A chegada ao fim do ano é já a de uma prática política que mereça o seu prêmio, sempre mal lido pelos panteões sôfregos do sucesso de um governo. Pela bolsa-família e sua irradiação, pela acolhida reforçada de Lula no Brasil de base, pela perda de pé das dramatizações mediáticas, o real concreto parece garantir-se do passo adiante. Apesar do que até diga Lula, em função do que porta como testemunho da sintonia medular de um outro Brasil e força da sua dessofisticação às vertigens, agonias do "Brasil-bem", indignado, repetido.
O "Lula-lá" não é garantia do passo adiante. Mas o presidente garantiu o recado que lhe compete, mesmo à margem do seu discurso. Ou do que, mais que sabe, sabe o País que o respalda.
A presente crise política vivia, até há pouco, respaldada por um paradoxo-base: implodia o PT diante do País, mas se mantinha segura a popularidade de Lula. As pesquisas de meados de agosto de 2005, porém, mostraram que esses índices de apoio ao presidente haviam caído e vulnerado as perspectivas, dadas como certas, da reeleição.
A pergunta, portanto, é nova: a desconfiança da chamada "opinião pública" começa a penetrar o País de base, e suporte de Lula? Até onde ela mina a virada de página do Brasil? É contaminação restrita desse País primordial, contível, ou a crise chegou ao inconsciente social, dissolvendo a diferença que representa a opção eleitoral petista?

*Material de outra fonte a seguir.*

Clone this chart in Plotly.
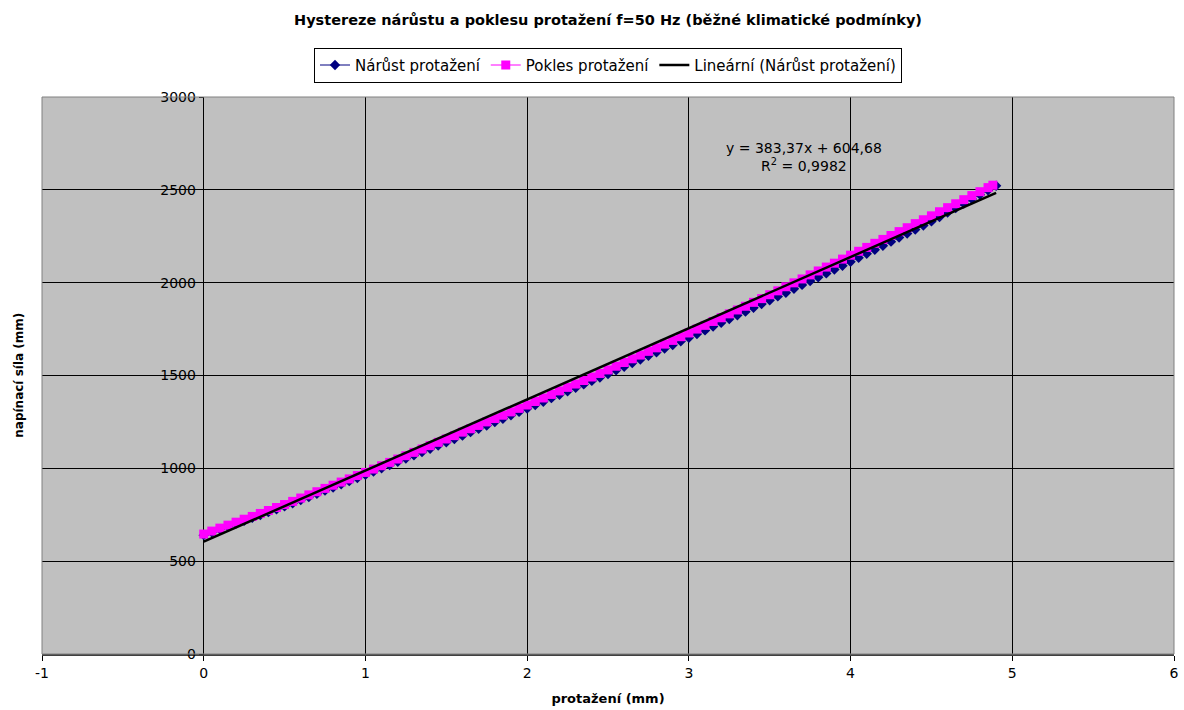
import plotly.graph_objects as go

# Nárůst protažení (increase)
narust_x = [0.00, 0.05, 0.10, 0.15, 0.20, 0.25, 0.30, 0.35, 0.40, 0.45,
            0.50, 0.55, 0.60, 0.65, 0.70, 0.75, 0.80, 0.85, 0.90, 0.95,
            1.00, 1.05, 1.10, 1.15, 1.20, 1.25, 1.30, 1.35, 1.40, 1.45,
            1.50, 1.55, 1.60, 1.65, 1.70, 1.75, 1.80, 1.85, 1.90, 1.95,
            2.00, 2.05, 2.10, 2.15, 2.20, 2.25, 2.30, 2.35, 2.40, 2.45,
            2.50, 2.55, 2.60, 2.65, 2.70, 2.75, 2.80, 2.85, 2.90, 2.95,
            3.00, 3.05, 3.10, 3.15, 3.20, 3.25, 3.30, 3.35, 3.40, 3.45,
            3.50, 3.55, 3.60, 3.65, 3.70, 3.75, 3.80, 3.85, 3.90, 3.95,
            4.00, 4.05, 4.10, 4.15, 4.20, 4.25, 4.30, 4.35, 4.40, 4.45,
            4.50, 4.55, 4.60, 4.65, 4.70, 4.75, 4.80, 4.85, 4.90]
narust_y = [640, 656, 671, 687, 702, 718, 733, 749, 764, 780,
            795, 812, 829, 846, 863, 880, 897, 914, 931, 948,
            965, 983, 1000, 1018, 1035, 1053, 1070, 1088, 1105, 1123,
            1140, 1158, 1176, 1195, 1213, 1231, 1249, 1267, 1286, 1304,
            1322, 1341, 1359, 1378, 1396, 1415, 1434, 1452, 1471, 1489,
            1508, 1528, 1547, 1567, 1586, 1606, 1625, 1645, 1664, 1684,
            1703, 1723, 1743, 1764, 1784, 1804, 1824, 1844, 1865, 1885,
            1905, 1926, 1946, 1967, 1988, 2009, 2029, 2050, 2071, 2091,
            2112, 2134, 2156, 2177, 2199, 2221, 2243, 2265, 2286, 2308,
            2330, 2354, 2378, 2402, 2426, 2450, 2474, 2498, 2522]

# Pokles protažení (decrease)
pokles_x = [4.88, 4.85, 4.80, 4.75, 4.70, 4.65, 4.60, 4.55,
            4.50, 4.45, 4.40, 4.35, 4.30, 4.25, 4.20, 4.15, 4.10, 4.05,
            4.00, 3.95, 3.90, 3.85, 3.80, 3.75, 3.70, 3.65, 3.60, 3.55,
            3.50, 3.45, 3.40, 3.35, 3.30, 3.25, 3.20, 3.15, 3.10, 3.05,
            3.00, 2.95, 2.90, 2.85, 2.80, 2.75, 2.70, 2.65, 2.60, 2.55,
            2.50, 2.45, 2.40, 2.35, 2.30, 2.25, 2.20, 2.15, 2.10, 2.05,
            2.00, 1.95, 1.90, 1.85, 1.80, 1.75, 1.70, 1.65, 1.60, 1.55,
            1.50, 1.45, 1.40, 1.35, 1.30, 1.25, 1.20, 1.15, 1.10, 1.05,
            1.00, 0.95, 0.90, 0.85, 0.80, 0.75, 0.70, 0.65, 0.60, 0.55,
            0.50, 0.45, 0.40, 0.35, 0.30, 0.25, 0.20, 0.15, 0.10, 0.05, 0.00]
pokles_y = [2525, 2512, 2490, 2469, 2447, 2425, 2404, 2382,
            2360, 2339, 2318, 2296, 2275, 2254, 2233, 2212, 2190, 2169,
            2148, 2127, 2105, 2084, 2063, 2042, 2020, 1999, 1978, 1956,
            1935, 1914, 1894, 1873, 1853, 1832, 1811, 1791, 1770, 1750,
            1729, 1709, 1689, 1669, 1649, 1630, 1610, 1590, 1570, 1550,
            1530, 1511, 1492, 1473, 1454, 1436, 1417, 1398, 1379, 1360,
            1341, 1323, 1304, 1286, 1268, 1250, 1231, 1213, 1195, 1176,
            1158, 1140, 1122, 1104, 1086, 1068, 1050, 1032, 1014, 996,
            978, 961, 943, 926, 909, 892, 874, 857, 840, 822,
            805, 789, 773, 757, 741, 726, 710, 694, 678, 662, 646]

# Lineární (Nárůst protažení): y = 383,37x + 604,68
trend_slope = 383.37
trend_intercept = 604.68
trend_x = [0.0, 4.9]

x_ticks = [-1, 0, 1, 2, 3, 4, 5, 6]
x_ticktext = ["-1", "0", "1", "2", "3", "4", "5", "6"]
y_ticks = [0, 500, 1000, 1500, 2000, 2500, 3000]

FONT = "DejaVu Sans, sans-serif"

fig = go.Figure()

fig.add_trace(go.Scatter(
    x=narust_x, y=narust_y, name="Nárůst protažení",
    mode="lines+markers",
    line=dict(color="#000080", width=1),
    marker=dict(symbol="diamond", size=8, color="#000080"),
))
fig.add_trace(go.Scatter(
    x=pokles_x, y=pokles_y, name="Pokles protažení",
    mode="lines+markers",
    line=dict(color="#FF00FF", width=1),
    marker=dict(symbol="square", size=9, color="#FF00FF"),
))
fig.add_trace(go.Scatter(
    x=trend_x, y=[trend_slope * v + trend_intercept for v in trend_x],
    name="Lineární (Nárůst protažení)",
    mode="lines",
    line=dict(color="black", width=2.5),
))

fig.add_annotation(
    x=3.71, y=2677, xref="x", yref="y",
    text="y = 383,37x + 604,68<br>R<sup>2</sup> = 0,9982",
    showarrow=False, align="center",
    font=dict(family=FONT, size=14, color="black"),
)

# plot area border
fig.add_shape(type="rect", xref="paper", yref="paper", x0=0, y0=0, x1=1, y1=1,
              line=dict(color="#808080", width=1), layer="above")

fig.update_xaxes(
    range=[-1, 6], tickvals=x_ticks, ticktext=x_ticktext,
    showgrid=True, gridcolor="black", gridwidth=1,
    zeroline=False, showline=True, linecolor="#404040", linewidth=2,
    ticks="outside", ticklen=5, tickcolor="black",
    tickfont=dict(family=FONT, size=14, color="black"),
    title=dict(text="<b>protažení (mm)</b>", font=dict(family=FONT, size=13, color="black"),
               standoff=14),
)
fig.update_yaxes(
    range=[0, 3000], tickvals=y_ticks, showgrid=True, gridcolor="black", gridwidth=1,
    zeroline=False, showline=False,
    anchor="free", position=1 / 7,
    ticks="outside", ticklen=5, tickcolor="black",
    tickfont=dict(family=FONT, size=14, color="black"),
)

fig.add_annotation(
    x=-0.021, xref="paper", y=0.5, yref="paper", text="<b>napínací síla (mm)</b>",
    textangle=-90, showarrow=False, xanchor="center", yanchor="middle",
    font=dict(family=FONT, size=12, color="black"),
)

fig.update_layout(
    width=1184, height=710,
    margin=dict(l=42, r=5, t=97, b=56),
    paper_bgcolor="white", plot_bgcolor="#C0C0C0",
    font=dict(family=FONT, size=12, color="black"),
    title=dict(text="<b>Hystereze nárůstu a poklesu protažení f=50 Hz (běžné klimatické podmínky)</b>",
               x=0.5, xref="paper", xanchor="center", y=1 - 20 / 710, yanchor="middle",
               font=dict(family=FONT, size=14.5, color="black")),
    legend=dict(orientation="h", x=0.5, xanchor="center", y=1.057, yanchor="middle",
                bgcolor="white", bordercolor="black", borderwidth=1,
                font=dict(family=FONT, size=15, color="black"),
                itemwidth=30, tracegroupgap=0),
    showlegend=True,
)

fig.write_html(
    "out.html",
    config={"displayModeBar": False},
    post_script="document.body.style.margin='0px';document.body.style.overflow='hidden';",
)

O essencial, neste momento, é saber se a corrupção endêmica, sistemática, invalidou a expectativa de mudança ou se ela ainda se mantém no âmbito do a-que-veio Lula e da lógica mais funda que sancionou a vitória de 2002.
A se confirmar isso, não se trata apenas de uma oportunidade que a Nação pode ter perdido, mas a desconstituição da instância, única, de associar-se o País desmunido ao Brasil instalado. E nesse caso Lula não pode esquecer que o mandato pertence a um inconsciente coletivo e ele, que porta quase que sonâmbulo o seu encargo, só logrará levá-lo adiante, independentemente do partido, tanto quanto mantiver a força simbólica do impulso primordial.
Contudo, não se retorna a essa expectativa, em que se decantaram os últimos 30 anos da mobilização petista, como se se pudesse adiar a esperança de base ou como se a autenticidade do partido ficasse vinculada à própria purificação ou à sua refundação. A "razão de ser" dessa alternativa permanece, toda, na dependência de Lula.
Em meio à reivindicação moralista, o partido se volatiliza, esquecido de que o País não pode ficar à mercê do eterno retorno à pureza das repartidas? Não há um recomeço para o PT, tampouco poderá retomar a tarefa, a não ser que, de fato, retorne à radicalidade da proposta de mudança. A história não se descontamina para avançar, mas nasce de todas as suas contradições. Há um PT já, ou um PT nunca, esfacelado em tantos corpúsculos ou futuros partidos nanicos, devorados pela detergência de uma ética desligada de seu compromisso coletivo.
É este, ainda, o momento de refundação, em que se arranca para um novo país e em que, de vez, se definem os supostos de seu sucesso. E não há como ver o futuro apenas, tal como ressaltam os tucanos, como o harmonioso jogo de alternâncias em que se avança e se recua na história, aceitando-se, em última análise, uma inevitável reimersão no status quo. Esse seria o cenário para a mudança, além das eternas condições favoráveis para a esperada alternativa à inércia do presente.
Não se reconhece, entretanto, a nitidez desse rumo no passo à frente do Planalto. Avança com ou sem o PT, para a conservação de seu ímpeto junto ao País de base? Tal dilema passa pelo decidir-se entre aceitar a crítica do moralismo para relegitimar o partido que vá adiante ou, realisticamente, descartar as purgas e se consolidar pelo passo à frente, confiando na safra colhida pela estabilidade a qualquer custo, na aparente rendição à política econômico-financeira anterior. A posterior recuperação nítida da popularidade presidencial, no começo de novembro, mostra, afinal, a permanência do núcleo de base do regime. O recrudescimento das novas acusações já vai ao inverossímil e, sobretudo, o País se cansa da crise, em contraste com o seu desempenho econômico e social.